Outra história reveladora dos tempos que vivemos é a do sucesso chinês na erradicação da pandemia. Apesar dos números revelados por um Estado autoritário serem de levantar o sobrolho, o que a China terá conseguido foi à custa de um sistema de vigilância, a par com a privação básica das mais básicas das liberdades. Apartamentos selados com pessoas lá dentro, jornalistas presos, uma vigilância permanente com vista a saber quem sai e para onde vai, com quem fala, conversa, onde se detém, para onde olha e o que vê, ficar a par do que se lê e de quem se escuta. Com o pretexto da pandemia a vida dos Chineses é seguida ao pormenor pelas autoridades. Ora, isto não é sucesso. Não o é para os estudantes Chineses que protestam nas universidades nem o é para nós, ocidentais, que não toleraríamos viver daquela forma.

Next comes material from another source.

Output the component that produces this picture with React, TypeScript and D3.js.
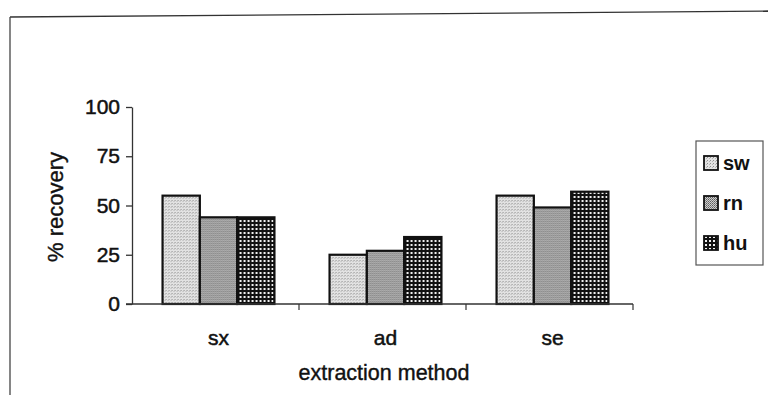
import React, { useEffect, useRef } from "react";
import * as d3 from "d3";

const methods = ["sx", "ad", "se"];
const seriesNames = ["sw", "rn", "hu"];
const swValues = [55, 25, 55];
const rnValues = [44, 27, 49];
const huValues = [44, 34, 57];
const yTicks = [0, 25, 50, 75, 100];

const patternIds = ["pat-sw", "pat-rn", "pat-hu"];
const FONT = "Liberation Sans, Arial, sans-serif";

export default function App() {
  const ref = useRef<SVGSVGElement>(null);

  useEffect(() => {
    const svg = d3.select(ref.current);
    svg.selectAll("*").remove();

    const width = 768;
    const height = 395;
    const margin = { top: 107, left: 132, bottom: 91, right: 135 };
    const innerWidth = width - margin.left - margin.right;
    const innerHeight = height - margin.top - margin.bottom;

    // fill patterns, like the old print halftones
    const defs = svg.append("defs");
    const sw = defs.append("pattern").attr("id", patternIds[0])
      .attr("patternUnits", "userSpaceOnUse").attr("width", 3).attr("height", 3);
    sw.append("rect").attr("width", 3).attr("height", 3).attr("fill", "#e2e2e2");
    sw.append("rect").attr("x", 0).attr("y", 0).attr("width", 1).attr("height", 1).attr("fill", "#909090");
    sw.append("rect").attr("x", 2).attr("y", 1).attr("width", 1).attr("height", 1).attr("fill", "#b4b4b4");

    const rn = defs.append("pattern").attr("id", patternIds[1])
      .attr("patternUnits", "userSpaceOnUse").attr("width", 2).attr("height", 2);
    rn.append("rect").attr("width", 2).attr("height", 2).attr("fill", "#cdcdcd");
    rn.append("rect").attr("x", 0).attr("y", 0).attr("width", 1).attr("height", 1).attr("fill", "#5e5e5e");
    rn.append("rect").attr("x", 1).attr("y", 1).attr("width", 1).attr("height", 1).attr("fill", "#808080");

    const hu = defs.append("pattern").attr("id", patternIds[2])
      .attr("patternUnits", "userSpaceOnUse").attr("width", 4).attr("height", 4);
    hu.append("rect").attr("width", 4).attr("height", 4).attr("fill", "#111");
    hu.append("rect").attr("x", 1).attr("y", 1).attr("width", 2).attr("height", 2).attr("fill", "#f0f0f0");

    // scanned page frame
    svg.append("line").attr("x1", 10).attr("y1", 17).attr("x2", 768).attr("y2", 11)
      .attr("stroke", "#333").attr("stroke-width", 1.3);
    svg.append("line").attr("x1", 10).attr("y1", 17).attr("x2", 10).attr("y2", 395)
      .attr("stroke", "#444").attr("stroke-width", 1.3);

    const g = svg.append("g").attr("transform", `translate(${margin.left},${margin.top})`);

    const x0 = d3.scaleBand().domain(methods).range([0, innerWidth]).paddingInner(0.33).paddingOuter(0.165);
    const x1 = d3.scaleBand().domain(seriesNames).range([0, x0.bandwidth()]);
    const y = d3.scaleLinear().domain([0, 100]).range([innerHeight, 0]);

    const values = [swValues, rnValues, huValues];
    const data = methods.map((m, i) => ({
      method: m,
      vals: seriesNames.map((s, j) => ({ key: s, idx: j, value: values[j][i] })),
    }));

    const groups = g.selectAll("g.grp").data(data).enter().append("g")
      .attr("class", "grp")
      .attr("transform", d => `translate(${x0(d.method)! + 3},0)`);

    groups.selectAll("rect").data(d => d.vals).enter().append("rect")
      .attr("x", d => x1(d.key)!)
      .attr("y", d => y(d.value))
      .attr("width", x1.bandwidth())
      .attr("height", d => innerHeight - y(d.value))
      .attr("fill", d => `url(#${patternIds[d.idx]})`)
      .attr("stroke", "#111")
      .attr("stroke-width", 2.2);

    // y axis
    const yAxis = g.append("g").call(d3.axisLeft(y).tickValues(yTicks).tickSize(6).tickSizeOuter(0));
    yAxis.select(".domain").attr("stroke", "#333").attr("stroke-width", 1.3);
    yAxis.selectAll(".tick line").attr("stroke", "#333").attr("stroke-width", 1.3);
    yAxis.selectAll(".tick text")
      .attr("font-family", FONT)
      .attr("font-size", 21).attr("fill", "#111")
      .attr("stroke", "#111").attr("stroke-width", 0.5)
      .attr("dx", -3);

    // x axis with ticks between categories
    const xAxisG = g.append("g").attr("transform", `translate(0,${innerHeight})`);
    xAxisG.append("line").attr("x1", -6).attr("x2", innerWidth).attr("y1", 0).attr("y2", 0)
      .attr("stroke", "#333").attr("stroke-width", 1.3);
    const step = x0.step();
    const bounds = d3.range(1, methods.length + 1).map(i => i * step);
    xAxisG.selectAll("line.sep").data(bounds).enter().append("line")
      .attr("class", "sep")
      .attr("x1", d => d).attr("x2", d => d).attr("y1", 0).attr("y2", 6)
      .attr("stroke", "#333").attr("stroke-width", 1.2);
    xAxisG.selectAll("text.cat").data(methods).enter().append("text")
      .attr("class", "cat")
      .attr("x", d => x0(d)! + x0.bandwidth() / 2 + 3)
      .attr("y", 41)
      .attr("text-anchor", "middle")
      .attr("font-family", FONT)
      .attr("font-size", 21).attr("fill", "#111")
      .attr("stroke", "#111").attr("stroke-width", 0.5)
      .text(d => d);

    // axis titles
    svg.append("text")
      .attr("x", 384)
      .attr("y", 380)
      .attr("text-anchor", "middle")
      .attr("font-family", FONT)
      .attr("font-size", 21.5).attr("fill", "#111")
      .attr("stroke", "#111").attr("stroke-width", 0.4)
      .text("extraction method");

    svg.append("text")
      .attr("transform", `translate(63,207) rotate(-90)`)
      .attr("text-anchor", "middle")
      .attr("font-family", FONT)
      .attr("font-size", 22).attr("fill", "#111")
      .attr("stroke", "#111").attr("stroke-width", 0.4)
      .text("% recovery");

    // legend
    const legend = svg.append("g");
    legend.append("rect").attr("x", 696).attr("y", 141).attr("width", 67).attr("height", 124)
      .attr("fill", "none").attr("stroke", "#555").attr("stroke-width", 1.2);
    const items = legend.selectAll("g.item").data(seriesNames).enter().append("g")
      .attr("class", "item")
      .attr("transform", (d, i) => `translate(704,${163 + i * 40})`);
    items.append("rect").attr("x", 0).attr("y", -7).attr("width", 14).attr("height", 14)
      .attr("fill", (d, i) => `url(#${patternIds[i]})`).attr("stroke", "#111").attr("stroke-width", 1.8);
    items.append("text").attr("x", 19).attr("y", 7)
      .attr("font-family", FONT)
      .attr("font-size", 20).attr("font-weight", "bold").attr("fill", "#111")
      .text(d => d);
  }, []);

  return (
    <svg ref={ref} width={768} height={395}
      style={{ position: "absolute", left: 0, top: 0, background: "#fff" }} />
  );
}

A última mentira para que quero alertar é a de que estamos todos no mesmo barco. Não estamos. Quando apresentado o plano de vacinação foi dada prioridade aos grupos de risco. Entre estes incluíam-se os profissionais de saúde, forças armas e de segurança, profissionais e residentes em lares de idosos, pessoas com mais de 50 anos com determinadas patologias e, por fim, aqueles com mais de 80 anos de idade. Entretanto, os deputados (com excepção dos que tiveram a decência de recusar o tratamento preferencial) entraram na equação e já se prevê o mesmo para os professores, mesmo que tenham idade para que não sejam de risco. Há dias Sandra Clemente escreveu sobre este  processo de vacinação determinado pelo poder dos lobbies. Ainda nesta última semana uma advogada foi contactada pelo tribunal que a informou do adiamento do julgamento porque a juíza (mais nova) fora vacinada e não se sentia em condições para presidir à audiência. Ao mesmo tempo que há cartórios abertos, as conservatórias não agendam casamentos, mesmo que sem convidados, até 15 de Março. A razão é a segurança.

É de salientar que, relativamente às alterações nos grupos prioritários, estas foram decididas num momento em que o número de vacinas disponíveis é menor que o esperado. Talvez a razão para a mudança se deva precisamente a isso. Apesar de a narrativa ser a de que nos encontramos todos no mesmo barco e que a prioridade na vacinação deve ter em conta a idade, a verdade é que este tem muitos furos. É tal qual o Titanic quando foi ao fundo. Uns sobreviveram e outros morreram. Bem sabemos qual foi a sorte dos honrados.